There is little in life that horrifies me as much as suicide. The very idea that people could consider ending their own life sends shivers down my spine. My feelings notwithstanding, almost 46,000 Americans died by suicide in 2020, the most recent year for which I could find complete statistics. Suicide is the twelfth leading cause of death in the U.S. Every day, approximately 125 to 130 Americans die by suicide.
The rate of suicides among veterans is substantially higher than that among the general population. Veterans account for of 13.5 percent of all deaths by suicide among U.S. adults but only make up 7.9 percent of the U.S. adult population. Why do so many veterans choose to die by their own hand?
Experts agree that the reason is Post-Traumatic Stress Injury (PTSI). That is the mental damage caused by participation in the savagery of combat on the battlefield. I call it a wound to the soul. Its symptoms are irrational rages, panic attacks, nightmares, flashbacks, and depression. I suffer from PTSI as a consequence of my years assisting U.S. and friendly forces during combat by providing signals intelligence on the enemy. I understand the feeling that the memories are so painful that I can’t stand to go on living with them. But I—and many like me—choose to continue living despite the anguish.

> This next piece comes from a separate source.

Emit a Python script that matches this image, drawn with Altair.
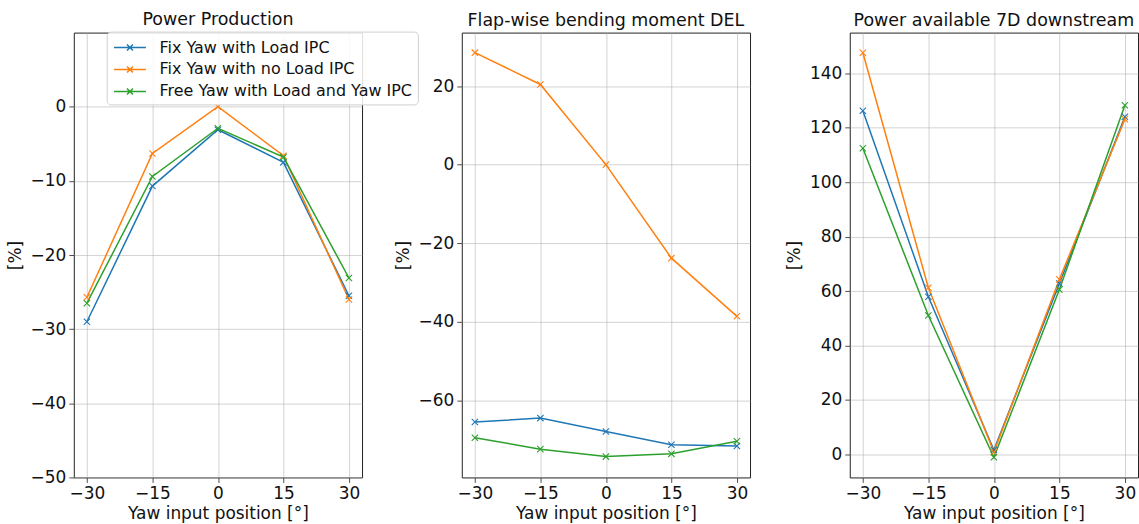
import altair as alt
import pandas as pd

yaw = [-30, -15, 0, 15, 30]
series = ["Fix Yaw with Load IPC", "Fix Yaw with no Load IPC", "Free Yaw with Load and Yaw IPC"]
colors = ["#1f77b4", "#ff7f0e", "#2ca02c"]

# Power Production [%]
power_fix_load = [-29.0, -10.7, -3.1, -7.5, -25.5]
power_fix_noload = [-25.7, -6.3, 0.0, -6.6, -26.0]
power_free = [-26.5, -9.4, -2.9, -6.8, -23.1]

# Flap-wise bending moment DEL [%]
del_fix_load = [-65.5, -64.5, -67.9, -71.3, -71.6]
del_fix_noload = [28.5, 20.4, 0.0, -23.8, -38.6]
del_free = [-69.5, -72.4, -74.3, -73.6, -70.4]

# Power available 7D downstream [%]
down_fix_load = [126.3, 57.9, 1.6, 62.8, 124.1]
down_fix_noload = [147.6, 61.2, 0.8, 64.3, 123.2]
down_free = [112.5, 51.0, -1.1, 60.6, 128.3]

titles = ["Power Production", "Flap-wise bending moment DEL", "Power available 7D downstream"]
y_domains = [[-50, 10], [-79.6, 33.6], [-8.5, 155.0]]
y_ticks = [[-50, -40, -30, -20, -10, 0], [-60, -40, -20, 0, 20], [0, 20, 40, 60, 80, 100, 120, 140]]
panel_data = [
    [power_fix_load, power_fix_noload, power_free],
    [del_fix_load, del_fix_noload, del_free],
    [down_fix_load, down_fix_noload, down_free],
]

FONT = "DejaVu Sans"
xmark = "M-1,-1L1,1M-1,1L1,-1"
legend_symbol = "M-0.87,0L2.33,0M0.43,-0.3L1.03,0.3M0.43,0.3L1.03,-0.3"
MINUS = "replace(datum.label, '-', '\u2212')"


def make_panel(i):
    rows = []
    for s, vals in zip(series, panel_data[i]):
        for x, v in zip(yaw, vals):
            rows.append({"yaw": x, "series": s, "value": v})
    df = pd.DataFrame(rows)
    if i == 0:
        legend = alt.Legend(
            title=None, orient="none", legendX=33, legendY=-1,
            symbolType=legend_symbol, symbolSize=400, symbolStrokeWidth=1.5,
            labelFont=FONT, labelFontSize=16, labelColor="#111",
            labelOffset=26, rowPadding=3, padding=5,
            fillColor="rgba(255,255,255,0.85)", strokeColor="#d0d0d0", cornerRadius=4,
            labelLimit=400,
        )
    else:
        legend = None
    color = alt.Color("series:N", scale=alt.Scale(domain=series, range=colors), legend=legend)
    x = alt.X("yaw:Q", title="Yaw input position [°]",
              scale=alt.Scale(domain=[-33, 33], nice=False, zero=False),
              axis=alt.Axis(values=yaw, titlePadding=4, labelExpr=MINUS))
    y = alt.Y("value:Q", title="[%]",
              scale=alt.Scale(domain=y_domains[i], nice=False, zero=False),
              axis=alt.Axis(values=y_ticks[i], titlePadding=6, labelExpr=MINUS))
    base = alt.Chart(df).encode(x=x, y=y, color=color)
    line = base.mark_line(strokeWidth=1.5)
    pts = base.mark_point(shape=xmark, size=40, filled=False, strokeWidth=1.1, opacity=1)
    return alt.layer(line, pts).properties(
        width=289, height=446,
        title=alt.TitleParams(titles[i], font=FONT, fontSize=17.5, fontWeight="normal",
                              color="#111", offset=3, anchor="middle"),
    )


charts = [make_panel(i) for i in range(3)]
chart = alt.hconcat(*charts, spacing=100, bounds="flush").resolve_scale(
    color="independent", y="independent"
).properties(
    padding={"left": 5, "top": 9, "right": 0, "bottom": 0}
).configure_view(
    stroke="#222", strokeWidth=1
).configure_axis(
    labelFont=FONT, labelFontSize=17, labelColor="#111",
    titleFont=FONT, titleFontSize=17, titleFontWeight="normal", titleColor="#111",
    grid=True, gridColor="#b0b0b0", gridOpacity=0.7, gridWidth=0.8,
    domain=False, tickColor="#222", tickSize=5, tickWidth=0.8, labelPadding=3,
    labelFlush=False, labelOverlap=False,
)

chart.save("out.html", embed_options={"renderer": "svg", "actions": False})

I’ve learned that the most effective antidote for PTSI is pride. I am justifiably proud of my service to my country and the lives I saved by tipping off friendly forces to where the enemy was, his strength, and his intentions. I counter my bouts of PTSI by reminding myself of the good I did on the battlefield. And I seize every opportunity to spend time with other combat veterans. We don’t need to talk. A look in the eyes, a quiet smile, and a firm but gentle fist bump to the upper arm is all it takes. That reminds them—and myself—that we are not alone.
In short, I understand why men who have been through combat might choose death over suffering through unbearable memories. But I know that life is a priceless gift to be cherished and honored. And I do all I can for my fellow veterans to help them live fulfilling lives.